Don already had one solo album under his belt. 1970’s self-titled album was a strangely stilted affair. Split between country western standards and original songs by Don, it featured a band that included Ry Cooder, Sneaky Pete Kleinow, Jim Keltner, Chris Ethridge, and Spooner Oldham. It’s a album with its own charms recorded while The Everly Brothers were still a going concern, but as Cackett says, “taken out of context, some of Don’s songs were quite good, but really most of them didn’t really make it on any individual level, but I feel the album would have been more tolerable if Don had proven himself a more subtle and inventive singer.” On the other hand, the tropicalism of ‘Safari’ has much the same energy as Talking Heads’ “Nothing But Flowers,” and a social message to boot.
In 1974 Don continued his solo career as the Everlys came to an end at a time when they were recording some of the best music of their careers. Guitarist Albert Lee and his band Heads, Hands, and Feet worked with Don on his album Sunset Towers, and the result is an excellent record, though I agree with Cacket’s assertion that one must clear one’s head of any association of Don Everly with the Everly Brothers. In other words, listen to this as though it were by a new artist and you’ll hear some pretty cool stuff.
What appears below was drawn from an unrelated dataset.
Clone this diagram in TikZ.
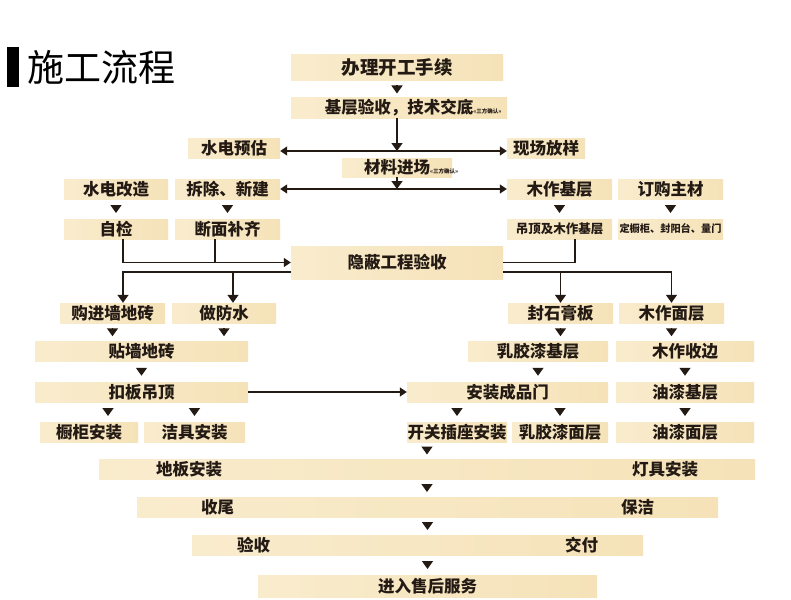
\documentclass[tikz,border=0pt]{standalone}
\usepackage{fontspec}
\setmainfont{Noto Sans CJK SC}
\usetikzlibrary{arrows.meta,calc}

\definecolor{boxleft}{RGB}{249,236,205}
\definecolor{boxright}{RGB}{245,226,184}
\definecolor{ink}{RGB}{36,26,20}

\newcommand{\boxfont}{\fontsize{16.5}{18}\selectfont\bfseries}
\newcommand{\sanfang}{\rlap{\fontsize{5.5}{6}\selectfont «三方确认»}}
\newcommand{\tri}[2]{\path (#1) coordinate (t) -- (t |- #2.north) coordinate[midway] (m);
    \draw[vtip] ([yshift=4pt]m) -- ([yshift=-4pt]m);}

\tikzset{
    box/.style={left color=boxleft, right color=boxright, inner sep=0pt, minimum height=20, text=ink, font=\boxfont},
    line/.style={draw=ink, line width=1.5pt},
    vtip/.style={line, -{Triangle[width=11pt,length=8pt]}},
    htip/.style={line, -{Triangle[width=9pt,length=7pt]}}
}

\begin{document}
\begin{tikzpicture}[x=1pt, y=-1pt]
                \useasboundingbox (0,0) rectangle (791,599);

                \node[fill=black, minimum width=12, minimum height=40, inner sep=0pt] (bar) at (13,67) {};
                \node[anchor=west, inner sep=0pt, font=\fontsize{37}{40}\selectfont] (title) at (27,67) {施工流程};

                \node[box, minimum width=212, minimum height=26, font=\fontsize{18.5}{20}\selectfont\bfseries] (kaigong) at (397,68) {办理开工手续};
                \node[box, minimum width=216] (jiceng) at (399,108) {基层验收，技术交底\sanfang};
                \node[box, minimum width=92] (shuidian) at (234,148) {水电预估};
                \node[box, minimum width=78] (xianchang) at (546,148) {现场放样};
                \node[box, minimum width=110, minimum height=19] (cailiao) at (397,167.5) {材料进场\sanfang};

                \foreach \name/\x/\w/\txt in {gaizao/116/104/水电改造, chaichu/227.5/105/拆除、新建, mujiceng/559.5/105/木作基层, zhucai/670.5/105/订购主材}
                    {
                        \node[box, minimum width=\w] (\name) at (\x,189) {\txt};
                    }
                \node[box, minimum width=104] (zijian) at (116,229) {自检};
                \node[box, minimum width=105] (duanmian) at (227.5,229) {断面补齐};
                \node[box, minimum width=105, font=\fontsize{12.5}{14}\selectfont\bfseries] (diaoding) at (559.5,229) {吊顶及木作基层};
                \node[box, minimum width=105, font=\fontsize{10.2}{12}\selectfont\bfseries] (dinggui) at (670.5,229) {定橱柜、封阳台、量门};

                \node[box, minimum width=212, minimum height=33] (yinbi) at (397,262.5) {隐蔽工程验收};

                \foreach \name/\x/\w/\txt in {goujin/112.5/105/购进墙地砖, fangshui/224/104/做防水, shigao/560.5/105/封石膏板, mumian/671.5/105/木作面层}
                    {
                        \node[box, minimum width=\w] (\name) at (\x,313) {\txt};
                    }
                \foreach \name/\x/\w/\txt in {tieqiang/141.5/213/贴墙地砖, rujiao/538/140/乳胶漆基层, shoubian/685/138/木作收边}
                    {
                        \node[box, minimum width=\w] (\name) at (\x,351.5) {\txt};
                    }
                \foreach \name/\x/\w/\txt in {kouban/141.5/213/扣板吊顶, menan/507.5/201/安装成品门, youqi/685/138/油漆基层}
                    {
                        \node[box, minimum width=\w] (\name) at (\x,392) {\txt};
                    }
                \foreach \name/\x/\w/\txt in {chugui/89/98/橱柜安装, jieju/194.5/101/洁具安装, kaiguan/457/100/开关插座安装, rujiaomian/560/96/乳胶漆面层, youqimian/685/138/油漆面层}
                    {
                        \node[box, minimum width=\w] (\name) at (\x,432) {\txt};
                    }

                \node[box, minimum width=656] (diban) at (427,469) {地板安装\hspace{410pt}灯具安装};
                \node[box, minimum width=581] (shouwei) at (427.5,507) {收尾\hspace{387pt}保洁};
                \node[box, minimum width=451] (yanshou) at (417.5,545) {验收\hspace{295pt}交付};
                \node[box, minimum width=339, minimum height=22] (shouhou) at (427.5,586) {进入售后服务};

                \foreach \a/\b in {kaigong.south/jiceng, gaizao.south/zijian, chaichu.south/duanmian, mujiceng.south/diaoding, zhucai.south/dinggui,
                    goujin.south/tieqiang, fangshui.south/tieqiang, shigao.south/rujiao, mumian.south/shoubian,
                    tieqiang.south/kouban, rujiao.south/menan, shoubian.south/youqi,
                    kouban.south -| jieju/jieju, menan.south -| kaiguan/kaiguan, menan.south -| rujiaomian/rujiaomian, youqi.south/youqimian,
                    kaiguan.south -| diban/diban, diban.south/shouwei, shouwei.south/yanshou, yanshou.south -| shouhou/shouhou}
                    {
                        \tri{\a}{\b}
                    }
                \tri{$(kouban.south -| chugui)+(19,0)$}{chugui}

                \coordinate (j1) at (397,151);
                \draw[vtip] (jiceng.south -| j1) -- (j1);
                \draw[htip] (j1) -- (j1 -| shuidian.east);
                \draw[htip] (j1) -- (j1 -| xianchang.west);
                \coordinate (j2) at (cailiao.south |- chaichu.east);
                \draw[vtip] (cailiao.south) -- (j2);
                \draw[htip] (j2) -- (chaichu.east);
                \draw[htip] (j2) -- (mujiceng.west);

                \coordinate (zj) at ([xshift=7pt]zijian.south);
                \coordinate (dm) at ([xshift=-12.5pt]duanmian.south);
                \coordinate (dd) at ([xshift=15.5pt]diaoding.south);
                \draw[htip] (zj) |- (yinbi.west);
                \draw[line] (dm) -- (dm |- yinbi.west);
                \draw[line] (dd) |- (yinbi.east);

                \coordinate (yl) at ([yshift=-9.5pt]yinbi.west);
                \coordinate (yr) at ([yshift=-9.5pt]yinbi.east);
                \coordinate (gj) at ([xshift=10.5pt]goujin.north);
                \coordinate (fs) at ([xshift=9pt]fangshui.north);
                \draw[vtip] (yl) -| (gj);
                \draw[vtip] (fs |- yl) -- (fs);
                \draw[vtip] (yr) -| (mumian.north);
                \draw[vtip] (shigao.north |- yr) -- (shigao.north);

                \draw[htip] (kouban.east) -- (menan.west);
            \end{tikzpicture}
\end{document}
Most of the songs were composed by the team of Ray Smith and Tony Coulton, and they have a sometimes psychedelic, space cowboy feel that suits Don’s vocal qualities well. Unlike his first solo record, Don Everly doesn’t sound constrained to fit into a country bag. While this music sounds little like the Everly Brothers, it does skirt that territory between pop/rock & roll and country/folk. Standout tracks include “Did It Rain,” “Melody Train,” and “Helpless When You’re Gone,” one of two tracks that Everly wrote for the album (the other is “Evelyn Swing,” which is a slight song, but a charming one).
Smith and Coulton are good songwriters, and they give Everly something to sink his teeth into here, with a diverse group of styles all designed to showcase Don’s vocals and his iconic presence. But the record made no impression whatsoever, and Don moved on from Ode Records and in a more decisively countrified direction, judging that it was an audience that was closest to the traditional audiences that Don and his brother Phil had drawn. These were maybe the kids that had grown up on Everly Brothers records and were parents themselves now.
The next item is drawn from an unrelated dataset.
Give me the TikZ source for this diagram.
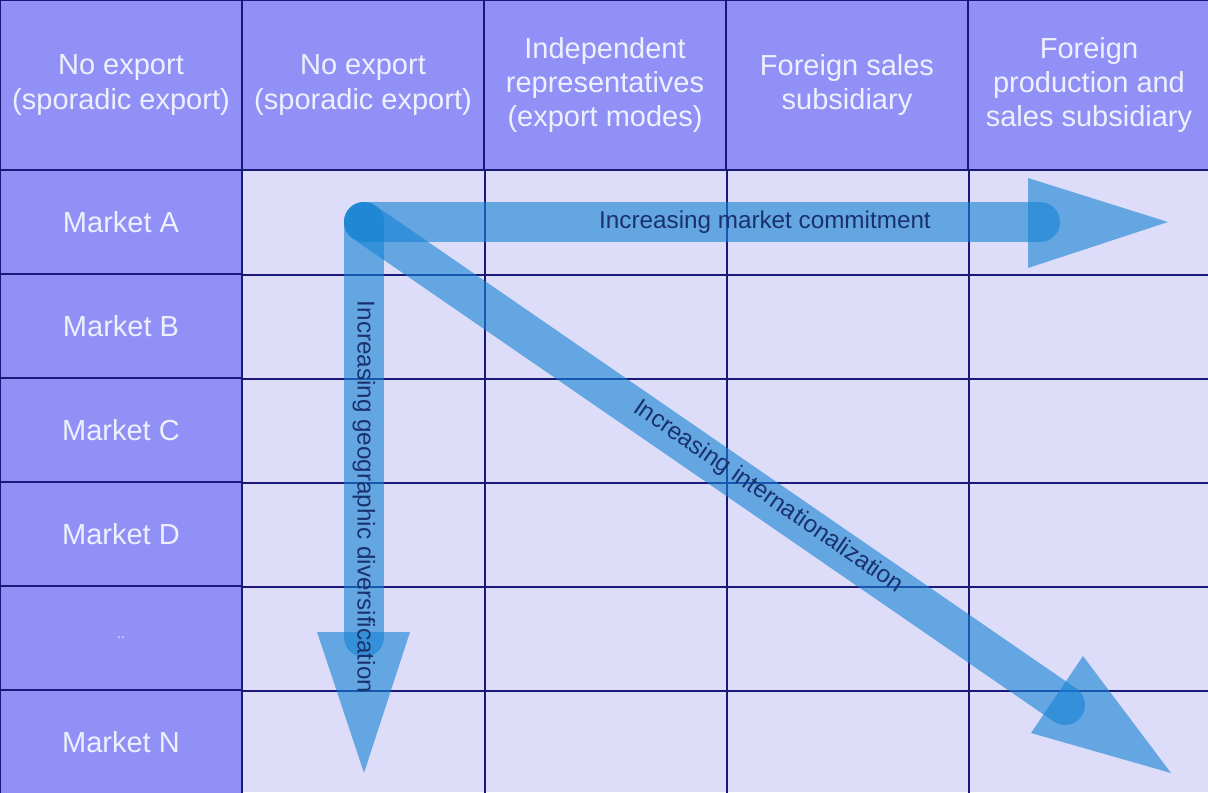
\documentclass[tikz,border=0pt]{standalone}
\usepackage{fontspec}
\setmainfont{Liberation Sans}
\usetikzlibrary{positioning}
\definecolor{headblue}{RGB}{144,144,246}
\definecolor{cellblue}{RGB}{221,221,250}
\definecolor{gridblue}{RGB}{25,25,120}
\definecolor{arrowblue}{RGB}{20,130,210}
\definecolor{labelblue}{RGB}{25,50,110}
\definecolor{headtext}{RGB}{238,240,255}

\begin{document}
\begin{tikzpicture}[node distance=4.84cm,
	head/.style={draw=gridblue, line width=1.1pt, fill=headblue, text=headtext,
		minimum width=4.84cm, minimum height=3.4cm, inner sep=0pt, align=center,
		font=\fontsize{16.5}{19.5}\selectfont},
	market/.style={head, minimum height=2.08cm},
	gridline/.style={draw=gridblue, line width=1.1pt},
	shaft/.style={draw=arrowblue, line width=0.8cm, line cap=round, opacity=0.6},
	tip/.style={fill=arrowblue, opacity=0.6},
	lbl/.style={text=labelblue, inner sep=0pt, font=\fontsize{13.8}{16}\selectfont}]
	\useasboundingbox (0,0) rectangle (24.16,-15.84);
	\fill[cellblue] (4.84,-3.4) rectangle (24.16,-15.84);
	% header row
	\node[head] (h1) at (2.42,-1.7) {No export\\(sporadic export)};
	\node[head] (h2) [right of=h1] {No export\\(sporadic export)};
	\node[head] (h3) [right of=h2] {Independent\\representatives\\(export modes)};
	\node[head] (h4) [right of=h3] {Foreign sales\\subsidiary};
	\node[head] (h5) [right of=h4] {Foreign\\production and\\sales subsidiary};
	% markets
	\node[market] (mA) at (2.42,-4.44) {Market A};
	\node[market] (mB) [node distance=2.08cm, below of=mA] {Market B};
	\node[market] (mC) [node distance=2.08cm, below of=mB] {Market C};
	\node[market] (mD) [node distance=2.08cm, below of=mC] {Market D};
	\node[market] (mE) [node distance=2.08cm, below of=mD] {\fontsize{8}{8}\selectfont ..};
	\node[market] (mN) [node distance=2.08cm, below of=mE] {Market N};
	% body lines
	\foreach \c in {h2,h3,h4,h5}
		\draw[gridline] (\c.south east) -- (\c.south east |- mN.south);
	\foreach \m in {mA,mB,mC,mD,mE,mN}
		\draw[gridline] (\m.south east) -- (\m.south east -| h5.east);
	% arrows
	\coordinate (start) at (7.28,-4.44);
	\coordinate (hend) at (20.8,-4.44);
	\coordinate (vend) at (7.28,-12.74);
	\coordinate (dend) at (21.3,-14.1);
	\draw[shaft] (start) -- (hend);
	\fill[tip] (20.56,-3.56) -- (20.56,-5.36) -- (23.36,-4.44) -- cycle;
	\draw[shaft] (start) -- (vend);
	\fill[tip] (6.34,-12.64) -- (8.2,-12.64) -- (7.28,-15.46) -- cycle;
	\draw[shaft] (start) -- (dend);
	\fill[tip] (21.66,-13.12) -- (20.62,-14.66) -- (23.42,-15.46) -- cycle;
	\node[lbl] (commit) at (15.3,-4.44) {Increasing market commitment};
	\node[lbl, rotate=-90] (geo) at (7.28,-9.94) {Increasing geographic diversification};
	\node[lbl, rotate=-34.6] (intl) at (15.36,-9.94) {Increasing internationalization};
\end{tikzpicture}
\end{document}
Brother Jukebox was recorded in Nashville and produced by Wesley Rose. The songs are good ones by some big Nashville songwriters. Paul Craft wrote the title track, and though Don’s recording of it reached #96 on the country music singles charts, it was recorded by Keith Whitley and also by Mark Chesnutt, for whom it was a number one hit. Sanger Shafer would go on to write songs like “All My Exes Live in Texas” but in the mid-seventies he was signed to an exclusive contract with Acuff-Rose Music. He wrote “Yesterday Just Passed My Way Again” and Don’s recording is perfect, his singing as strong as it ever was.
Don Everly will always be remembered for the hit records he and Phil recorded, but Don’s solo records are well worth checking out as we remember him. For those who enjoy rock, Sunset Towers is well worth checking out, while those who prefer a country sound will definitely enjoy Brother Jukebox.